The scandal was not publicly announced with the law firm partners planning to wait until Monday to make the announcement she said.
Then, in a dramatic twist, the following day on 4 September, Mr Murdaugh was shot on the side of a road in Hampton County.
He survived and called 911, claiming he was ambushed in a drive-by shooting while he was changing a tyre on his vehicle.
Ms Seckinger testified that she was in “fear” when she first heard about the shooting, saying “no one knew what to think”.
But, the disgraced attorney’s story quickly unravelled and he confessed to police that he had orchestrated the botched hitman plot so that his surviving son Buster could get a $1m life insurance windfall.

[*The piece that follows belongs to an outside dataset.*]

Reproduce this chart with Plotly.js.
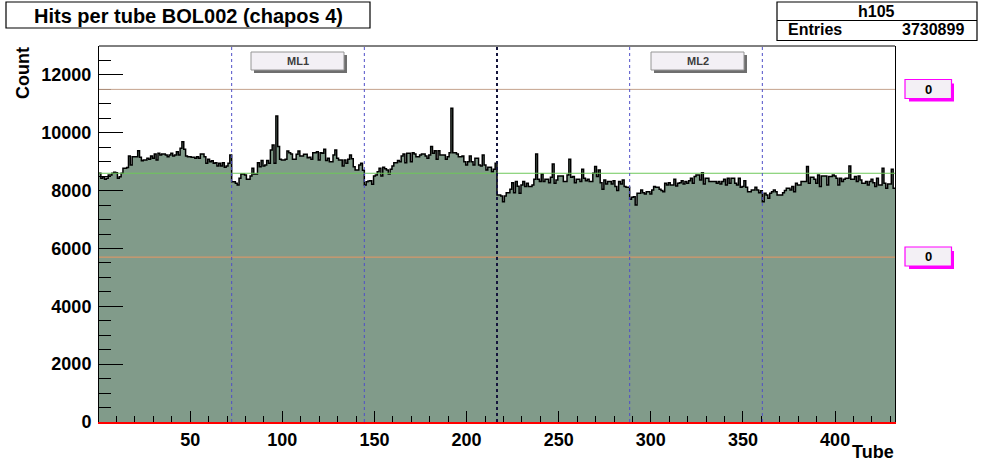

Mr Murdaugh and his alleged co-conspirator Curtis Smith – who he paid to shoot him – are also facing charges over that incident.
Since then, Ms Seckinger told the court that the law firm has learned Mr Murdaugh stole millions of dollars from clients since 2011.
The court heard several individual cases of money being stolen, where the prosecutor said “not one dime” had gone to intended clients including one payment for $152,866.
“It actually went to the fake Forge account where Alex stole the money from the client,” she said about that particular case, adding that this was “exactly like the rest”.
As part of the scheme, some of the payments went through Palmetto State Bank and its former CEO Russell Laffitte.
Mr Laffitte would act as a conservator and direct the money to the bank as though to hold them for the beneficiary, she explained.
Instead, “those checks were later converted into personal use for Alex”.
Mr Laffitte – the brother-in-law of Ms Seckinger – was convicted of financial fraud charges in November 2022 connection to Mr Murdaugh’s alleged white collar fraud schemes.
Mr Murdaugh, 54, is facing life in prison for the murders of his wife and son.
Prosecutors claim he shot dead his family members in an attempt to distract from a string of other scandals and crimes encircling him. He denies the allegations, insisting that their killer or killers is still at large.
As well as then financial crimes, Mr Murdaugh was also in the grips of a 20-year opioid addiction.
Now, questions are also mounting over a series of mystery deaths connected to the Murdaughs.
In 2018, Gloria Satterfield, the Murdaugh’s longtime housekeeper, died in a mysterious trip and fall accident at the family home.
At the time, her death was regarded as an accidental fall – though an investigation was reopened after Maggie and Paul’s murders. The Satterfield family was among the victims of Mr Murdaugh’s fraud scheme.
An investigation was also reopened into the 2015 death of Stephen Smith, who was found dead in the middle of the road in Hampton County, South Carolina.
The openly gay teenager, 19, had suffered blunt force trauma to the head and his death was officially ruled a hit-and-run. But the victim’s family have long doubted this version of events, with the Murdaugh name cropping up in several police tips and community rumours.